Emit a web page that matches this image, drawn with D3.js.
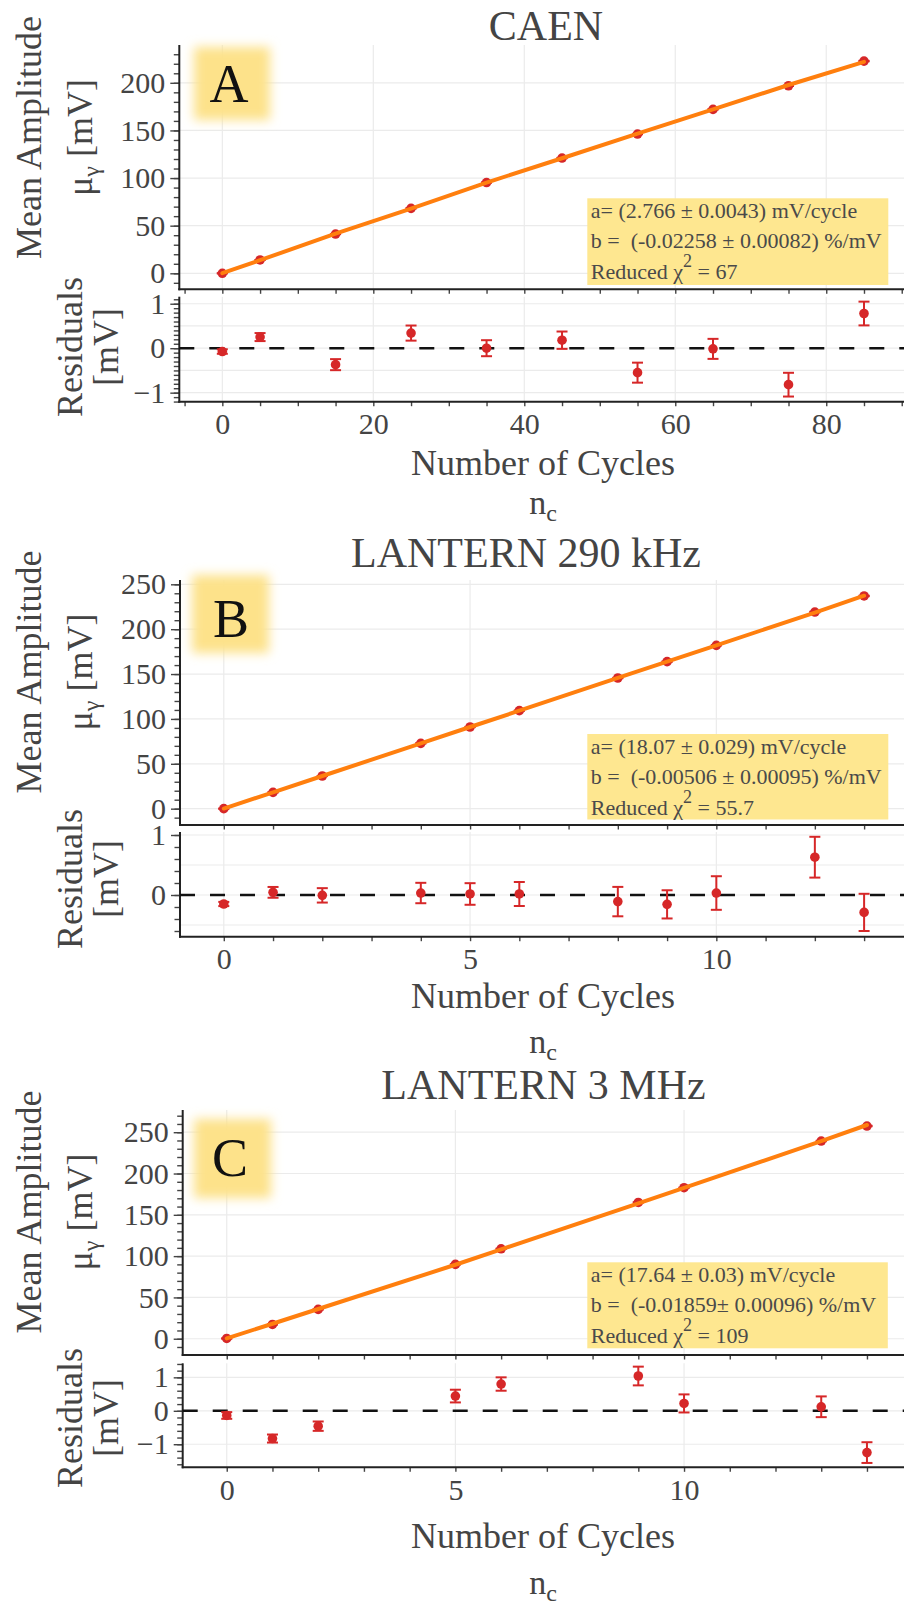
<!DOCTYPE html>
<html>
<head>
<meta charset="utf-8">
<script src="https://cdn.jsdelivr.net/npm/d3@7"></script>
<style>
  body { margin: 0; background: #fff; }
  svg { display: block; }
  text { font-family: "Liberation Serif", "Times New Roman", Times, serif; }
</style>
</head>
<body>
<svg id="chart" width="904" height="1602"></svg>
<script>
// ---------- CAEN digitiser ----------
const cyclesA   = [0, 5, 15, 25, 35, 45, 55, 65, 75, 85];
const meanA     = [0, 14.0, 41.2, 68.2, 95.3, 121.0, 146.2, 172.1, 196.9, 222.8];
const residA    = [-0.075, 0.25, -0.37, 0.34, 0.0, 0.18, -0.55, -0.015, -0.82, 0.78];
const errA      = [0.05, 0.09, 0.124, 0.17, 0.18, 0.195, 0.225, 0.225, 0.267, 0.267];
const xTicksA   = [0, 20, 40, 60, 80];
const yTicksA   = [0, 50, 100, 150, 200];
const resTicksA = [-1, 0, 1];
const resGridA  = [-1, -0.5, 0, 0.5, 1];
const fitA      = ["a= (2.766 ± 0.0043) mV/cycle", "b =\u00a0 (-0.02258 ± 0.00082) %/mV", "67"];

// ---------- LANTERN 290 kHz ----------
const cyclesB   = [0, 1, 2, 4, 5, 6, 8, 9, 10, 12, 13];
const meanB     = [0, 18.2, 36.4, 72.8, 91.0, 109.2, 145.6, 163.8, 182.0, 219.1, 237.0];
const residB    = [-0.15, 0.044, -0.006, 0.033, 0.017, 0.017, -0.11, -0.156, 0.033, 0.63, -0.29];
const errB      = [0.035, 0.09, 0.12, 0.17, 0.18, 0.2, 0.245, 0.235, 0.28, 0.34, 0.31];
const xTicksB   = [0, 5, 10];
const yTicksB   = [0, 50, 100, 150, 200, 250];
const resTicksB = [0, 1];
const resGridB  = [-0.5, 0, 0.5, 1];
const fitB      = ["a= (18.07 ± 0.029) mV/cycle", "b =\u00a0 (-0.00506 ± 0.00095) %/mV", "55.7"];

// ---------- LANTERN 3 MHz ----------
const cyclesC   = [0, 1, 2, 5, 6, 9, 10, 13, 14];
const meanC     = [0.3, 17.3, 35.5, 90.0, 108.9, 165.0, 182.8, 239.3, 257.5];
const residC    = [-0.14, -0.83, -0.46, 0.44, 0.8, 1.04, 0.22, 0.12, -1.25];
const errC      = [0.1, 0.12, 0.14, 0.19, 0.2, 0.28, 0.27, 0.31, 0.31];
const xTicksC   = [0, 5, 10];
const yTicksC   = [0, 50, 100, 150, 200, 250];
const resTicksC = [-1, 0, 1];
const resGridC  = [-1, 0, 1];
const fitC      = ["a= (17.64 ± 0.03) mV/cycle", "b =\u00a0 (-0.01859± 0.00096) %/mV", "109"];

const INK = "#444";
const RED = "#d62728";
const ORANGE = "#ff7f0e";
const GRID = "#ebebeb";
const NOTE_FILL = "#fee790";

const svg = d3.select("#chart");
svg.append("rect").attr("width", 904).attr("height", 1602).attr("fill", "#fff");

const defs = svg.append("defs");
defs.append("filter").attr("id", "soft")
  .attr("x", "-50%").attr("y", "-50%").attr("width", "200%").attr("height", "200%")
  .append("feGaussianBlur").attr("stdDeviation", 5.5);

const panels = [
  {
    letter: "A", title: "CAEN",
    cycles: cyclesA, mean: meanA, resid: residA, err: errA,
    xTicks: xTicksA, yTicks: yTicksA, resTicks: resTicksA, resGrid: resGridA, fit: fitA,
    xMinor: d3.range(-5, 91, 5), yMinor: d3.range(-10, 231, 10), resMinor: d3.range(-12, 12).map(d => d / 10),
    xRange: [179.3, 904], xDomain: [-5.7, 90.3],
    topRange: [289.3, 45], topDomain: [-16.8, 239.7],
    resRange: [401.7, 296.7], resDomain: [-1.203, 1.158],
    titleAt: [546, 40], box: [194, 47, 76, 73], letterAt: [229, 102],
    note: [587.3, 198.3, 301, 86.7],
    meanLabelY: 137.5, resLabelY: 347, cyclesY: 475, ncY: 514
  },
  {
    letter: "B", title: "LANTERN 290 kHz",
    cycles: cyclesB, mean: meanB, resid: residB, err: errB,
    xTicks: xTicksB, yTicks: yTicksB, resTicks: resTicksB, resGrid: resGridB, fit: fitB,
    xMinor: d3.range(0, 14, 1), yMinor: d3.range(-10, 251, 10), resMinor: d3.range(-3, 6).map(d => d / 5),
    xRange: [180, 904], xDomain: [-0.889, 13.81],
    topRange: [825, 580], topDomain: [-18.2, 254.8],
    resRange: [936.7, 832], resDomain: [-0.695, 1.05],
    titleAt: [526, 567], box: [192, 575, 77, 78], letterAt: [231, 636.5],
    note: [587.3, 734, 301, 85.5],
    meanLabelY: 672, resLabelY: 879, cyclesY: 1008, ncY: 1053
  },
  {
    letter: "C", title: "LANTERN 3 MHz",
    cycles: cyclesC, mean: meanC, resid: residC, err: errC,
    xTicks: xTicksC, yTicks: yTicksC, resTicks: resTicksC, resGrid: resGridC, fit: fitC,
    xMinor: d3.range(0, 15, 1), yMinor: d3.range(-10, 271, 10), resMinor: d3.range(-8, 8).map(d => d / 5),
    xRange: [182.7, 904], xDomain: [-0.963, 14.81],
    topRange: [1355, 1110], topDomain: [-19.7, 276.9],
    resRange: [1467.3, 1363.3], resDomain: [-1.69, 1.42],
    titleAt: [543.5, 1099], box: [194, 1119, 77, 79], letterAt: [230, 1176],
    note: [587.3, 1262.3, 300.5, 86],
    meanLabelY: 1212, resLabelY: 1418, cyclesY: 1548, ncY: 1594
  }
];

function rotatedLabel(g, x, y, build) {
  const t = g.append("text")
    .attr("transform", `translate(${x},${y}) rotate(-90)`)
    .attr("text-anchor", "middle")
    .attr("font-size", 36)
    .attr("fill", INK);
  build(t);
  return t;
}

function styleAxis(g) {
  g.select(".domain").remove();
  g.selectAll(".tick line").attr("stroke", INK).attr("stroke-width", 1.4);
  g.selectAll(".tick text").attr("fill", INK).attr("font-size", 30)
    .attr("font-family", '"Liberation Serif", "Times New Roman", serif');
}

function drawErrorPoints(sel, data, fx, fy, flo, fhi) {
  const cap = 5.5;
  const e = sel.selectAll("g.err").data(data).join("g").attr("class", "err")
    .attr("stroke", RED).attr("stroke-width", 2);
  e.append("line").attr("x1", fx).attr("x2", fx).attr("y1", flo).attr("y2", fhi);
  e.append("line").attr("x1", d => fx(d) - cap).attr("x2", d => fx(d) + cap).attr("y1", flo).attr("y2", flo);
  e.append("line").attr("x1", d => fx(d) - cap).attr("x2", d => fx(d) + cap).attr("y1", fhi).attr("y2", fhi);
  sel.selectAll("circle").data(data).join("circle")
    .attr("cx", fx).attr("cy", fy).attr("r", 4.8).attr("fill", RED);
}

panels.forEach(p => {
  const g = svg.append("g");
  const x = d3.scaleLinear().domain(p.xDomain).range(p.xRange);
  const yTop = d3.scaleLinear().domain(p.topDomain).range(p.topRange);
  const yRes = d3.scaleLinear().domain(p.resDomain).range(p.resRange);
  const x0 = p.xRange[0], x1 = p.xRange[1];

  // ---- gridlines ----
  const grid = g.append("g").attr("stroke", GRID).attr("stroke-width", 1.2);
  p.xTicks.forEach(v => {
    grid.append("line").attr("x1", x(v)).attr("x2", x(v)).attr("y1", p.topRange[1]).attr("y2", p.topRange[0]);
    grid.append("line").attr("x1", x(v)).attr("x2", x(v)).attr("y1", p.resRange[1]).attr("y2", p.resRange[0]);
  });
  p.yTicks.forEach(v => {
    grid.append("line").attr("x1", x0).attr("x2", x1).attr("y1", yTop(v)).attr("y2", yTop(v));
  });
  p.resGrid.forEach(v => {
    grid.append("line").attr("x1", x0).attr("x2", x1).attr("y1", yRes(v)).attr("y2", yRes(v));
  });

  // ---- title ----
  g.append("text").attr("x", p.titleAt[0]).attr("y", p.titleAt[1])
    .attr("text-anchor", "middle").attr("font-size", 42).attr("fill", INK).text(p.title);

  // ---- panel letter on soft highlight ----
  g.append("rect").attr("x", p.box[0]).attr("y", p.box[1]).attr("width", p.box[2]).attr("height", p.box[3])
    .attr("fill", "#fde28a").attr("filter", "url(#soft)");
  g.append("text").attr("x", p.letterAt[0]).attr("y", p.letterAt[1])
    .attr("text-anchor", "middle").attr("font-size", 54).attr("fill", "#111").text(p.letter);

  // ---- fit annotation ----
  const [nx, ny, nw, nh] = p.note;
  g.append("rect").attr("x", nx).attr("y", ny).attr("width", nw).attr("height", nh).attr("fill", NOTE_FILL);
  const noteText = g.append("g").attr("font-size", 22).attr("fill", "#4a4a4a");
  noteText.append("text").attr("x", nx + 3.5).attr("y", ny + 20).text(p.fit[0]);
  noteText.append("text").attr("x", nx + 3.5).attr("y", ny + 50).text(p.fit[1]);
  const chi = noteText.append("text").attr("x", nx + 3.5).attr("y", ny + 81);
  chi.append("tspan").text("Reduced χ");
  chi.append("tspan").attr("font-size", 18).attr("dy", -12).text("2");
  chi.append("tspan").attr("dy", 12).text(" = " + p.fit[2]);

  // ---- top panel axes ----
  const topAxisY = p.topRange[0];
  g.append("g").attr("transform", `translate(${x0},0)`)
    .call(d3.axisLeft(yTop).tickValues(p.yMinor).tickSize(5.5).tickFormat(""))
    .call(styleAxis);
  g.append("g").attr("transform", `translate(${x0},0)`)
    .call(d3.axisLeft(yTop).tickValues(p.yTicks).tickSize(9).tickPadding(5).tickFormat(d3.format("d")))
    .call(styleAxis);
  g.append("g").attr("transform", `translate(0,${topAxisY})`)
    .call(d3.axisBottom(x).tickValues(p.xMinor).tickSize(4.5).tickFormat(""))
    .call(styleAxis);
  g.append("line").attr("x1", x0).attr("x2", x0).attr("y1", p.topRange[1]).attr("y2", topAxisY + 1)
    .attr("stroke", "#222").attr("stroke-width", 2);
  g.append("line").attr("x1", x0 - 1).attr("x2", x1).attr("y1", topAxisY).attr("y2", topAxisY)
    .attr("stroke", "#222").attr("stroke-width", 2);

  // ---- residual panel axes ----
  const resAxisY = p.resRange[0];
  g.append("g").attr("transform", `translate(${x0},0)`)
    .call(d3.axisLeft(yRes).tickValues(p.resMinor).tickSize(5.5).tickFormat(""))
    .call(styleAxis);
  g.append("g").attr("transform", `translate(${x0},0)`)
    .call(d3.axisLeft(yRes).tickValues(p.resTicks).tickSize(9).tickPadding(5).tickFormat(d3.format("d")))
    .call(styleAxis);
  g.append("g").attr("transform", `translate(0,${resAxisY})`)
    .call(d3.axisBottom(x).tickValues(p.xMinor).tickSize(4.5).tickFormat(""))
    .call(styleAxis);
  g.append("g").attr("transform", `translate(0,${resAxisY})`)
    .call(d3.axisBottom(x).tickValues(p.xTicks).tickSize(0).tickPadding(11).tickFormat(d3.format("d")))
    .call(styleAxis);
  g.append("line").attr("x1", x0).attr("x2", x0).attr("y1", p.resRange[1]).attr("y2", resAxisY + 1)
    .attr("stroke", "#222").attr("stroke-width", 2);
  g.append("line").attr("x1", x0 - 1).attr("x2", x1).attr("y1", resAxisY).attr("y2", resAxisY)
    .attr("stroke", "#222").attr("stroke-width", 2);

  // zero reference in the residual panel
  g.append("line").attr("x1", x0).attr("x2", x1).attr("y1", yRes(0)).attr("y2", yRes(0))
    .attr("stroke", "#111").attr("stroke-width", 2.6).attr("stroke-dasharray", "15,15");

  // ---- measured points with error bars (top) ----
  const pts = p.cycles.map((c, i) => ({ c, m: p.mean[i], r: p.resid[i], e: p.err[i] }));
  const top = g.append("g");
  drawErrorPoints(top, pts, d => x(d.c), d => yTop(d.m), d => yTop(d.m - d.e), d => yTop(d.m + d.e));

  // fitted curve: measurement minus its residual
  const line = d3.line().x(d => x(d.c)).y(d => yTop(d.m - d.r));
  g.append("path").datum(pts).attr("d", line)
    .attr("fill", "none").attr("stroke", ORANGE).attr("stroke-width", 4).attr("stroke-linecap", "round");

  // ---- residual points ----
  const res = g.append("g");
  drawErrorPoints(res, pts, d => x(d.c), d => yRes(d.r), d => yRes(d.r - d.e), d => yRes(d.r + d.e));

  // ---- axis titles ----
  rotatedLabel(g, 41, p.meanLabelY, t => t.text("Mean Amplitude"));
  rotatedLabel(g, 92, p.meanLabelY, t => {
    t.append("tspan").text("μ");
    t.append("tspan").attr("font-size", 24).attr("dy", 7).text("γ");
    t.append("tspan").attr("dy", -7).text(" [mV]");
  });
  rotatedLabel(g, 82, p.resLabelY, t => t.text("Residuals"));
  rotatedLabel(g, 118, p.resLabelY, t => t.text("[mV]"));

  g.append("text").attr("x", 543).attr("y", p.cyclesY).attr("text-anchor", "middle")
    .attr("font-size", 36).attr("fill", INK).text("Number of Cycles");
  const nc = g.append("text").attr("x", 543).attr("y", p.ncY).attr("text-anchor", "middle")
    .attr("font-size", 34).attr("fill", INK);
  nc.append("tspan").text("n");
  nc.append("tspan").attr("font-size", 24).attr("dy", 7).text("c");
});
</script>
</body>
</html>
━━━━━━━━━━
- [What is needed]: Would you reproduce the lines above, from the very first through the line containing "(18.07 ± 0.029)", exactly and without the pictures?

- [The answer]:
Emit a web page that matches this image, drawn with D3.js.
<!DOCTYPE html>
<html>
<head>
<meta charset="utf-8">
<script src="https://cdn.jsdelivr.net/npm/d3@7"></script>
<style>
  body { margin: 0; background: #fff; }
  svg { display: block; }
  text { font-family: "Liberation Serif", "Times New Roman", Times, serif; }
</style>
</head>
<body>
<svg id="chart" width="904" height="1602"></svg>
<script>
// ---------- CAEN digitiser ----------
const cyclesA   = [0, 5, 15, 25, 35, 45, 55, 65, 75, 85];
const meanA     = [0, 14.0, 41.2, 68.2, 95.3, 121.0, 146.2, 172.1, 196.9, 222.8];
const residA    = [-0.075, 0.25, -0.37, 0.34, 0.0, 0.18, -0.55, -0.015, -0.82, 0.78];
const errA      = [0.05, 0.09, 0.124, 0.17, 0.18, 0.195, 0.225, 0.225, 0.267, 0.267];
const xTicksA   = [0, 20, 40, 60, 80];
const yTicksA   = [0, 50, 100, 150, 200];
const resTicksA = [-1, 0, 1];
const resGridA  = [-1, -0.5, 0, 0.5, 1];
const fitA      = ["a= (2.766 ± 0.0043) mV/cycle", "b =\u00a0 (-0.02258 ± 0.00082) %/mV", "67"];

// ---------- LANTERN 290 kHz ----------
const cyclesB   = [0, 1, 2, 4, 5, 6, 8, 9, 10, 12, 13];
const meanB     = [0, 18.2, 36.4, 72.8, 91.0, 109.2, 145.6, 163.8, 182.0, 219.1, 237.0];
const residB    = [-0.15, 0.044, -0.006, 0.033, 0.017, 0.017, -0.11, -0.156, 0.033, 0.63, -0.29];
const errB      = [0.035, 0.09, 0.12, 0.17, 0.18, 0.2, 0.245, 0.235, 0.28, 0.34, 0.31];
const xTicksB   = [0, 5, 10];
const yTicksB   = [0, 50, 100, 150, 200, 250];
const resTicksB = [0, 1];
const resGridB  = [-0.5, 0, 0.5, 1];
const fitB      = ["a= (18.07 ± 0.029) mV/cycle", "b =\u00a0 (-0.00506 ± 0.00095) %/mV", "55.7"];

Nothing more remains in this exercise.